In the increasingly competitive realm of video game development, Take-Two Interactive (NASDAQ:TTWO) stands out as a true powerhouse. While Take-Two Interactive may not be as large as some of largest players in the industry, its flagship franchises are unrivaled in popularity and success. The upcoming release of GTA VI is sure to send shockwaves through the gaming community and could very well push Take-Two to new heights.
The anticipation for GTA 6 has likely contributed to the company’s recent upsurge.
The Unprecedented Hype of GTA
The Grand Theft Auto series has been the key component of Take-Two’s success. Each successive GTA release has grown exponentially in sales and pushed the boundaries of what is technologically possible in open-world gaming. The recent trailer of GTA 6 hints at an even greater leap in technological innovation even compared to groundbreaking past GTA titles like GTA 5.
The hype for GTA 6 is unlike anything the gaming industry has ever witnessed. In fact, the GTA 6 trailer broke several YouTube records, including the most-viewed new game trailer in YouTube history by racking up over 100 million views in 24 hours. To gain some perspective on how monumental this achievement is, the GTA 5 trailer, which broke records in its own right, only reached 100 million views a decade after its release.
Given how much the gaming market has expanded and how much better new gaming technology is, it would not be surprising to see GTA 6 blow past GTA 5’s lifetime revenues of ~$8 billion. If GTA 6 can achieve lifetime revenues of $20 billion, which is reasonable at this point given the games hype and the broadening gaming market, Take-Two should see its shares skyrocket.
The release of GTA 6 will be a cultural event, in which the gaming bench mark will likely be set for the next decade.
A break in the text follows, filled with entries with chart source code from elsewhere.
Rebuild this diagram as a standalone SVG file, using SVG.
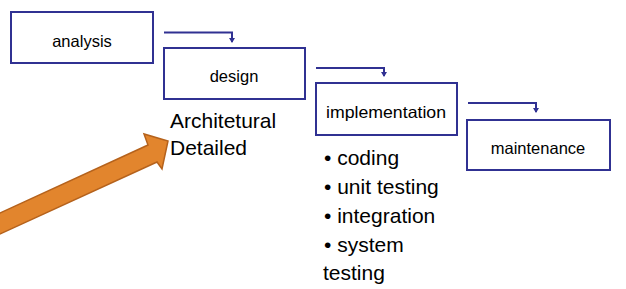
<svg xmlns="http://www.w3.org/2000/svg" width="626" height="289" viewBox="0 0 626 289">
  <style>
    .box { fill: #ffffff; stroke: #303192; stroke-width: 2; }
    .lbl { font-family: "Liberation Sans", Arial, sans-serif; font-size: 16.5px; fill: #000; text-anchor: middle; }
    .txt { font-family: "Liberation Sans", Arial, sans-serif; font-size: 21px; fill: #000; }
    .link { fill: none; stroke: #303192; stroke-width: 2; marker-end: url(#tip); }
  </style>
  <defs>
    <!-- small filled triangle pointing along the path end -->
    <marker id="tip" viewBox="0 0 5 6" refX="4" refY="3" markerWidth="5" markerHeight="6" markerUnits="userSpaceOnUse" orient="auto">
      <path d="M0,0 L5,3 L0,6 Z" fill="#303192"/>
    </marker>
  </defs>
  <rect width="626" height="289" fill="#ffffff"/>

  <g id="connectors">
    <path class="link" d="M164,32.5 H232 V42"/>
    <path class="link" d="M316,68 H384 V76"/>
    <path class="link" d="M468,103 H536 V112"/>
  </g>

  <g id="analysis">
    <rect class="box" x="11" y="12" width="142" height="51"/>
    <text class="lbl" x="82" y="47">analysis</text>
  </g>

  <g id="design">
    <rect class="box" x="164" y="48" width="141" height="51"/>
    <text class="lbl" x="234" y="82">design</text>
  </g>

  <g id="implementation">
    <rect class="box" x="316" y="83" width="141" height="52"/>
    <text class="lbl" x="386" y="118" textLength="120" lengthAdjust="spacingAndGlyphs">implementation</text>
  </g>

  <g id="maintenance">
    <rect class="box" x="467" y="120" width="143" height="50"/>
    <text class="lbl" x="538" y="154">maintenance</text>
  </g>

  <g id="design-notes">
    <text class="txt" x="170" y="128">Architetural</text>
    <text class="txt" x="170" y="155">Detailed</text>
  </g>

  <g id="implementation-notes">
    <text class="txt" x="324" y="165">• coding</text>
    <text class="txt" x="324" y="194">• unit testing</text>
    <text class="txt" x="324" y="223">• integration</text>
    <text class="txt" x="324" y="252">• system</text>
    <text class="txt" x="323" y="280">testing</text>
  </g>

  <g id="pointer">
    <polygon points="-5,215.3 148,145 144,134 168,141 162,169 157,162 -5,236.3" fill="#E2852D" stroke="#B5621C" stroke-width="1.5" stroke-linejoin="miter"/>
  </g>
</svg>
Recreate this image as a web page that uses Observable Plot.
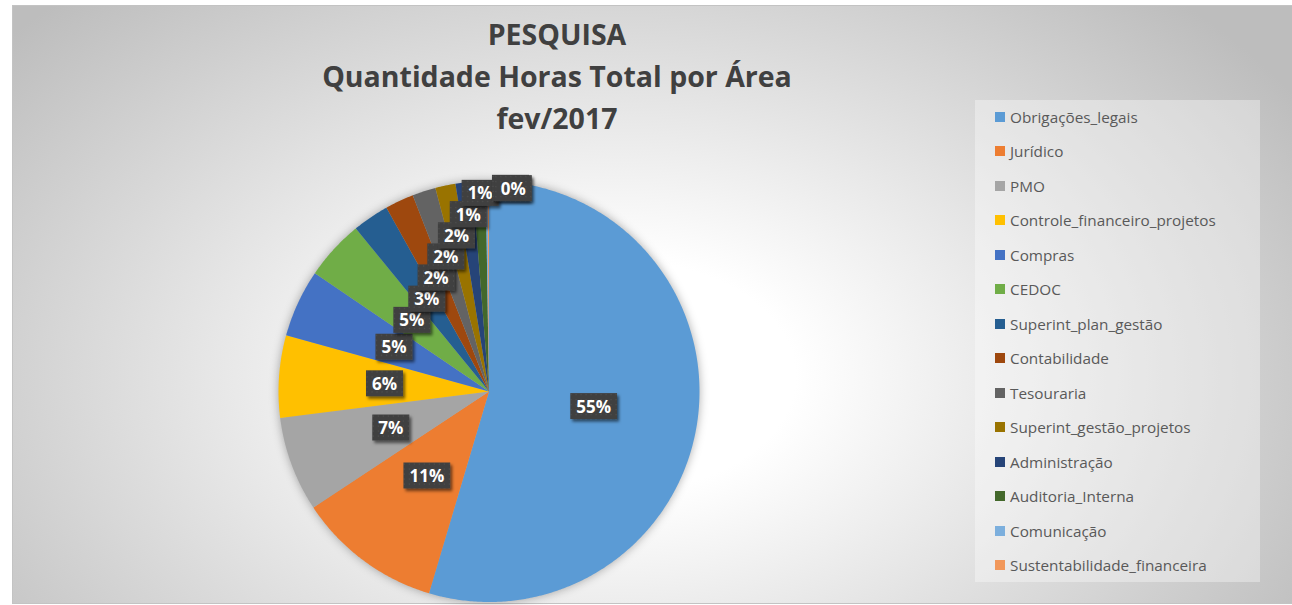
<!DOCTYPE html>
<html><head><meta charset="utf-8">
<script src="https://cdn.jsdelivr.net/npm/d3@7"></script>
<script src="https://cdn.jsdelivr.net/npm/@observablehq/plot@0.6"></script>
<style>
html,body{margin:0;padding:0;background:#fff;width:1292px;height:605px;overflow:hidden;}
#frame{position:absolute;left:12px;top:5px;width:1290px;height:597px;border:1px solid #c3c3c3;
  background: radial-gradient(ellipse 62% 88% at 47% 62%, #ffffff 0%, #ffffff 22%, #bdbdbd 100%);}
#chart{position:absolute;left:0;top:0;}
#chart svg g[aria-label="area"]{filter:drop-shadow(0 0 5px rgba(0,0,0,0.32));}
#title{position:absolute;left:244px;width:600px;top:7px;text-align:center;font-family:"Open Sans",sans-serif;
  font-weight:bold;font-size:28.5px;line-height:42px;color:#404040;font-variant-ligatures:none;}
#legend{position:absolute;left:962px;top:94px;width:285px;height:482px;background:rgba(255,255,255,0.35);}
.item{position:absolute;left:20px;height:20px;display:flex;align-items:center;font-family:"Open Sans",sans-serif;font-size:15.3px;color:#595959;white-space:nowrap;}
.sw{width:10px;height:10px;margin-right:5px;flex:none;}
</style></head><body>
<div id="frame">
  <div id="title">PESQUISA<br>Quantidade Horas Total por Área<br>fev/2017</div>
  <div id="chart"></div>
  <div id="legend"></div>
</div>
<script>
const categories = ["Obrigações_legais","Jurídico","PMO","Controle_financeiro_projetos","Compras","CEDOC",
  "Superint_plan_gestão","Contabilidade","Tesouraria","Superint_gestão_projetos","Administração",
  "Auditoria_Interna","Comunicação","Sustentabilidade_financeira"];
const shares = [54.6, 11.1, 7.3, 6.3, 5.2, 4.6, 2.8, 2.2, 1.8, 1.55, 1.3, 1.0, 0.15, 0.1];
const colors = ["#5B9BD5","#ED7D31","#A5A5A5","#FFC000","#4472C4","#70AD47","#255E91","#9E480E",
  "#636363","#997300","#264478","#43682B","#7CAFDD","#F1975A"];

const W = 1279, H = 597, CX = 476, CY = 385.5, R = 210.5;
const total = d3.sum(shares);
let acc = 0;
const slices = categories.map((c, i) => {
  const a0 = acc / total * 2 * Math.PI; acc += shares[i];
  const a1 = acc / total * 2 * Math.PI;
  return {cat: c, a0, a1, pct: shares[i] / total * 100};
});
const wedges = slices.flatMap(s => {
  const n = Math.max(2, Math.ceil((s.a1 - s.a0) / (Math.PI / 360)));
  return d3.range(n + 1).map(k => {
    const a = s.a0 + (s.a1 - s.a0) * k / n;
    return {cat: s.cat, bx: 0, by: 0, ex: Math.sin(a), ey: Math.cos(a)};
  });
});

// label layout: along mid-angle; a label may not sit below an earlier one it overlaps horizontally
const lw = 30 / R, lh = 21 / R;
const labels = [];
slices.forEach(s => {
  let th = (s.a0 + s.a1) / 2, r = 0.5;
  const hit = (x, y) => labels.some(p => Math.abs(p.x - x) < lw && y < p.y + lh);
  let x = r * Math.sin(th), y = r * Math.cos(th);
  while (hit(x, y) && r < 0.97) { r += 0.002; x = r * Math.sin(th); y = r * Math.cos(th); }
  let k = 0;
  while (hit(x, y) && k < 60) { th += 0.002; x = r * Math.sin(th); y = r * Math.cos(th); k++; }
  labels.push({x, y, text: Math.round(s.pct) + "%"});
});

const plot = Plot.plot({
  width: W, height: H,
  marginLeft: CX - R, marginRight: W - CX - R, marginTop: CY - R, marginBottom: H - CY - R,
  x: {domain: [-1, 1], axis: null},
  y: {domain: [-1, 1], axis: null},
  color: {domain: categories, range: colors},
  style: {background: "none", overflow: "visible"},
  marks: [
    Plot.area(wedges, {x1: "bx", y1: "by", x2: "ex", y2: "ey", z: "cat", fill: "cat"}),
    Plot.text(labels, {x: "x", y: "y", text: "text", fill: "white", fontSize: 17, fontWeight: "bold", fontFamily: "Open Sans"})
  ]
});
document.getElementById("chart").appendChild(plot);

// label boxes
const NS = "http://www.w3.org/2000/svg";
const defs = document.createElementNS(NS, "defs");
defs.innerHTML = `<pattern id="dots" width="5" height="5" patternUnits="userSpaceOnUse">
  <rect width="5" height="5" fill="#404040"/><circle cx="2.5" cy="2.5" r="0.7" fill="#4f4f4f"/></pattern>
  <filter id="sh" x="-20%" y="-20%" width="150%" height="160%"><feDropShadow dx="2" dy="2.5" stdDeviation="1.5" flood-color="#000" flood-opacity="0.55"/></filter>`;
plot.insertBefore(defs, plot.firstChild);
plot.querySelectorAll('g[aria-label="text"] text').forEach(t => {
  const bb = t.getBBox();
  const rc = document.createElementNS(NS, "rect");
  rc.setAttribute("x", bb.x - 6);
  rc.setAttribute("y", bb.y + bb.height / 2 - 13);
  rc.setAttribute("width", bb.width + 12);
  rc.setAttribute("height", 26);
  rc.setAttribute("fill", "url(#dots)");
  rc.setAttribute("stroke", "none");
  rc.setAttribute("filter", "url(#sh)");
  if (t.getAttribute("transform")) rc.setAttribute("transform", t.getAttribute("transform"));
  t.parentNode.insertBefore(rc, t);
});

// legend
const color = plot.scale("color");
const leg = document.getElementById("legend");
categories.forEach((c, i) => {
  const d = document.createElement("div");
  d.className = "item";
  d.style.top = (17 - 10 + i * 34.46) + "px";
  d.innerHTML = `<span class="sw" style="background:${color.apply(c)}"></span><span></span>`;
  d.lastChild.textContent = c;
  leg.appendChild(d);
});
</script>
</body></html>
The game’s anticipated innovations in AI, graphics, and gameplay will likely redefine what is possible in open-world gaming and help capture an even greater audience in the highly competitive open-world gaming space.
Robust Financials
Take-Two’s financial performance has remained strong, with the company reporting consistent revenue growth and robust margins. The company’s increasing broad portfolio, which includes names like Red Dead Redemption and NBA 2k, have contributed to the growing stability of the company’s financials. While GTA is still the clear flagship product for Take-Two, the company will likely become increasingly less reliant on it.
While the company’s Q2 GAAP net revenue decreased by 7% to $1.3 billion, this was largely a result of an impairment charge and amortization of acquired intangibles. The company is still expecting a full fiscal year net bookings of $5.45 billion-$5.55 billion, which is a figure that will likely increase dramatically upon the release of GTA 6 in 2025.
Large Risks Remain
Take-Two’s recent upward movement is likely driven by the anticipation for GTA 6. Given how much revenue GTA 6 is expected to generate, this is not surprising. However, this poses a big risk to investors if GTA 6 underperforms in any way as expectations of massive GTA 6 sales are already priced in to some degree. This means that Take-Two’s stock performance over the next few years will largely be dependent on GTA 6’s performance.
There is also the risk that leaks will continue to occur, which could result in a dampening of hype and development delays. Given the demand for insider knowledge and the fact that several major leaks have already occurred, this possibility is not out of the question. Any delays at this point will almost certainly put negative downward pressure on Take-Two’s stock.
Conclusion
Take-Two’s bullish outlook is anchored in the hype surrounding GTA 6, the company’s robust market position, and strong financial performance. The company’s strategy of investing in an increasingly diversified gaming portfolio and focusing on recurrent consumer spending have also helped maintain cash flow between major game releases. Although GTA 6 has been priced in to some degree, Take-Two still has more room to grow at its valuation of $28 billion.